Ga lekker naar buiten om een foto te maken van een omgeving waar veel diepte in zit, of kies een bestaande foto. Kies vervolgens de uitsnede die je wilt gebruiken voor je werk.
Gebruikte materialen
- Rembrandt acrylpapier
- Amsterdam penselen: een fijn penseel en een middelgroot gussow penseel
- Amsterdam Standard Series: Zinkwit 104, Titaanwit 105, Ultramarijn 504 en Sapgroen 623
- Amsterdam acrylic markers (Medium): Ultramarijn 504, Primaircyaan 572, Phtaloblauw 570, Sienna gebrand 411, Omber gebrand 409, Neutraalgrijs 710, Permanent groen 618, Geelgroen 617, Primairgeel 275, Gele oker 227, Azogeel Diep 270, Oxydzwart 735
- Amsterdam acrylic markers (Small): Titaanwit (105)

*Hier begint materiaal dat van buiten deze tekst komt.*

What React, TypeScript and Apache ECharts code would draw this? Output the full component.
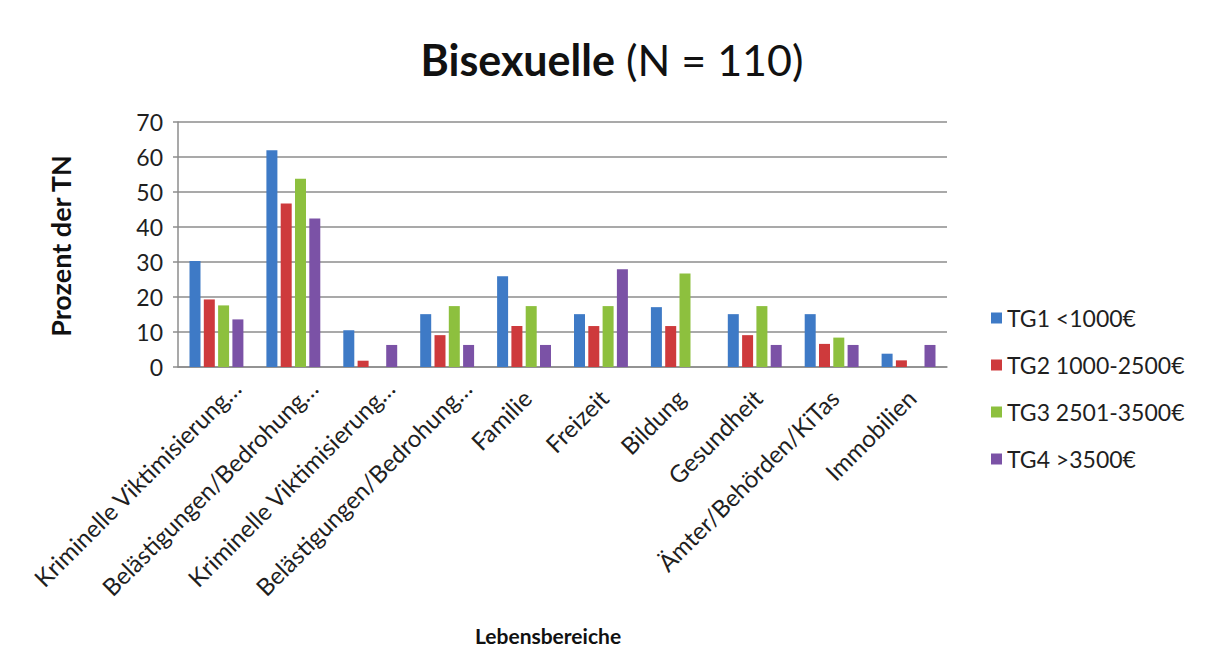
import React, { useEffect, useRef } from "react";
import * as echarts from "echarts";

const categories = [
  "Kriminelle Viktimisierung…",
  "Belästigungen/Bedrohung…",
  "Kriminelle Viktimisierung…",
  "Belästigungen/Bedrohung…",
  "Familie",
  "Freizeit",
  "Bildung",
  "Gesundheit",
  "Ämter/Behörden/KiTas",
  "Immobilien",
];

const seriesNames = ["TG1 <1000€", "TG2 1000-2500€", "TG3 2501-3500€", "TG4 >3500€"];

const tg1 = [30.3, 61.9, 10.5, 15.1, 25.9, 15.1, 17.1, 15.1, 15.1, 3.8];
const tg2 = [19.3, 46.7, 1.8, 9.1, 11.7, 11.7, 11.7, 9.1, 6.6, 1.9];
const tg3 = [17.6, 53.8, 0, 17.4, 17.4, 17.4, 26.7, 17.4, 8.4, 0];
const tg4 = [13.6, 42.4, 6.3, 6.3, 6.3, 27.9, 0, 6.3, 6.3, 6.3];

const colors = ["#3E7AC6", "#CE3A3C", "#8DC03E", "#7B52A6"];
const yTicks = { min: 0, max: 70, interval: 10 };

const FONT = "Lato, 'Open Sans', sans-serif";

export default function App() {
  const ref = useRef<HTMLDivElement>(null);

  useEffect(() => {
    document.body.style.margin = "0";
    if (!ref.current) return;
    const chart = echarts.init(ref.current, null, { renderer: "svg" });
    const values = [tg1, tg2, tg3, tg4];
    const axisData = categories.map((c) => ({
      value: c,
      textStyle: {
        verticalAlign: "top",
        align: "right",
        padding: c.endsWith("…") ? [16, 0, 0, 0] : [11, 19, 0, 0],
      },
    }));
    chart.setOption({
      animation: false,
      backgroundColor: "#ffffff",
      textStyle: { fontFamily: FONT, color: "#1f1f1f" },
      title: {
        text: "{b|Bisexuelle}{r| (N = 110)}",
        left: 607,
        textAlign: "center",
        top: 33,
        textStyle: {
          rich: {
            b: { fontFamily: FONT, fontSize: 43, fontWeight: "bold", color: "#111" },
            r: { fontFamily: FONT, fontSize: 43, fontWeight: "normal", color: "#111" },
          },
        },
      },
      legend: {
        orient: "vertical",
        left: 986,
        top: 301,
        icon: "rect",
        itemWidth: 11,
        itemHeight: 11,
        itemGap: 23,
        data: seriesNames,
        textStyle: { fontFamily: FONT, fontSize: 23, color: "#1f1f1f", lineHeight: 24 },
      },
      grid: { left: 178, right: 261, top: 122, bottom: 303, containLabel: false },
      xAxis: {
        type: "category",
        data: axisData,
        axisLine: { show: true, lineStyle: { color: "#8c8c8c", width: 1.5 } },
        axisTick: { show: false },
        axisLabel: {
          rotate: 45,
          margin: -3,
          interval: 0,
          fontFamily: FONT,
          fontSize: 24,
          lineHeight: 24,
          verticalAlign: "top",
          padding: [16, 0, 0, 0],
          color: "#1f1f1f",
        },
      },
      yAxis: {
        type: "value",
        min: yTicks.min,
        max: yTicks.max,
        interval: yTicks.interval,
        axisLine: { show: true, lineStyle: { color: "#8c8c8c", width: 1.5 } },
        axisTick: { show: true, length: 5, lineStyle: { color: "#8c8c8c", width: 1.5 } },
        axisLabel: { fontFamily: FONT, fontSize: 23, color: "#1f1f1f", margin: 15 },
        splitLine: { show: true, lineStyle: { color: "#8c8c8c", width: 1.5 } },
      },
      graphic: [
        {
          type: "text",
          x: 60,
          y: 246,
          rotation: Math.PI / 2,
          style: {
            text: "Prozent der TN",
            fontFamily: FONT,
            fontSize: 27,
            fontWeight: "bold",
            fill: "#111",
            align: "center",
            verticalAlign: "middle",
          },
        },
        {
          type: "text",
          x: 548,
          y: 635,
          style: {
            text: "Lebensbereiche",
            fontFamily: FONT,
            fontSize: 21,
            fontWeight: "bold",
            fill: "#111",
            align: "center",
            verticalAlign: "middle",
          },
        },
      ],
      series: seriesNames.map((name, i) => ({
        name,
        type: "bar",
        data: values[i],
        barWidth: 11,
        barGap: "30%",
        itemStyle: { color: colors[i] },
      })),
    });
    return () => chart.dispose();
  }, []);

  return <div ref={ref} style={{ width: 1208, height: 670 }} />;
}
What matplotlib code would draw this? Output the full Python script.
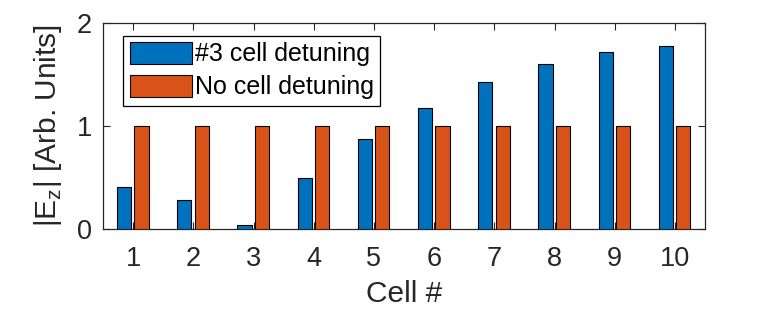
import matplotlib
matplotlib.use("Agg")
import matplotlib.pyplot as plt
import numpy as np

cells = [1, 2, 3, 4, 5, 6, 7, 8, 9, 10]
detuned = [0.41, 0.283, 0.04, 0.497, 0.877, 1.179, 1.423, 1.598, 1.715, 1.774]
no_detuning = [1, 1, 1, 1, 1, 1, 1, 1, 1, 1]
labels = ["#3 cell detuning", "No cell detuning"]

plt.rcParams["font.family"] = ["Liberation Sans", "DejaVu Sans"]
plt.rcParams["mathtext.fontset"] = "custom"
plt.rcParams["mathtext.rm"] = "Liberation Sans"

dark = "#262626"

fig = plt.figure(figsize=(7.81, 3.12), dpi=100)
ax = fig.add_axes([0.1319, 0.265, 0.7708, 0.6622])

x = np.array(cells)
w = 0.235
ax.bar(x - 0.15, detuned, w, color="#0072BD", edgecolor="black",
       linewidth=0.8, label=labels[0], zorder=3)
ax.bar(x + 0.14, no_detuning, w, color="#D95319", edgecolor="black",
       linewidth=0.8, label=labels[1], zorder=3)

ax.set_xlim(0.5, 10.5)
ax.set_ylim(0, 2)
ax.set_xticks(cells)
ax.set_yticks([0, 1, 2])
ax.tick_params(direction="in", length=5, width=0.8, colors=dark,
               labelsize=19.5, top=True, right=True, pad=8)
ax.tick_params(axis="x", pad=12)
for side in ax.spines.values():
    side.set_color(dark)
    side.set_linewidth(0.9)

ax.set_xlabel("Cell #", fontsize=21.5, color=dark, labelpad=6)
ax.set_ylabel(r"|E$_\mathrm{z}$| [Arb. Units]", fontsize=21.5, color=dark,
              labelpad=9)

leg = ax.legend(loc="upper left", bbox_to_anchor=(0.034, 0.937),
                borderaxespad=0, fontsize=18, fancybox=False,
                edgecolor="black", framealpha=1, handlelength=2.5,
                handleheight=0.95, handletextpad=0.12, borderpad=0.25,
                labelspacing=0.35)
leg.get_frame().set_linewidth(0.9)
leg.set_zorder(5)

fig.savefig("out.png", dpi=100)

- Van Gogh grafietpotlood (hardheid naar keuze)
- Bruynzeel Design kneedgum
Stap 1
Schets met potlood op acrylpapier. Niet alles wat op de foto staat hoef je in de schets op te nemen. Op deze foto stond een grote boom precies in het midden van de gekozen uitsnede. Die zou veel aandacht trekken en is hierdoor niet getekend. Zorg er daarnaast voor dat je niet te veel afleidende details op de rand van je werk afbeeldt. Zo vestig je de aandacht op het onderwerp.
Stap 2
Schilder de eerste laag voor de lucht met acrylverf (105 & 504) en een grof penseel.

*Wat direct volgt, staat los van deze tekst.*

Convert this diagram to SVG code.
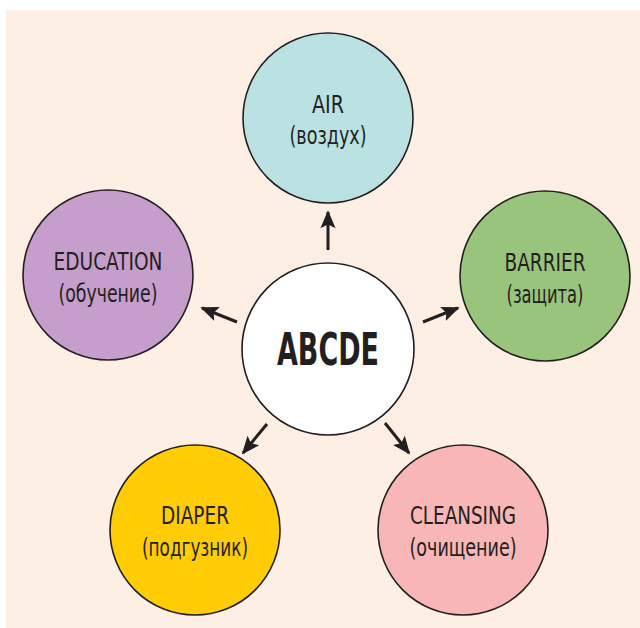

Let op! Net boven de horizon is de lucht altijd lichter dan verder naar boven. Zet dit op met grove streken. Ga vervolgens verder met de grove onderschildering van de gebouwen en vormen. De vlakken met penseel en de fijne delen met marker
Stap 3
Breng meer details aan in zwart en blauw. Kijk naar de ruimtelijke werking. Hoe groter het kleurcontrast, hoe dichterbij de objecten komen. Daarom zijn in dit werk de schaduwen van de huizen eerst zwart en dan blauw gemaakt. Zo lijken de huizen verder weg dan wanneer je de schaduw zwart maakt. Door de twee kleuren over elkaar heen te gebruiken krijg je een dieper blauw. (‘Kleur!’ - “Helderheid en ruimtesuggestie”, p. 28)
Stap 4
Teken nu de boomlijn in met marker. Eerst de donkere vorm, daarna lichtere stippen in wit, oranje en geel voor de ruimtelijke werking. De bomen zijn in eerste instantie te dichtbij. Dit verhelp je met blauwe stippen boven in de bomen. (Kleur! – “Optisch kleurmengen”, p. 23).
TIP: Wacht voor optische kleurmenging tot de onderste laag droog is, anders mengt de verf in natte toestand met elkaar.
Stap 5
Voeg steeds meer details toe. Probeer veel met stippen en lijnen over elkaar te werken om een optische menging van kleuren te creëren. Kijk hierbij goed of de schaduwen en het perspectief nog kloppen. Voeg met de dunne marker (small) witte details toe.
Stap 6
Werk tot slot het water bij. Maak de witte vlakken turquoise (met penseel). De witte en donkere lichtreflectie op het water maak je met een marker. Door dit met zowel wit als blauw te doen krijg je ook hier weer een optische kleurmenging. (Kleur! – “Optisch kleurmengen”, p. 23).
Tip: De kleuren van de markers kan je mengen zolang de verf nog nat is door over elkaar heen te tekenen. Ook kan je een lijn maken met de marker en deze met een penseel vervagen en uitstrijken (zie de witte silo rechts).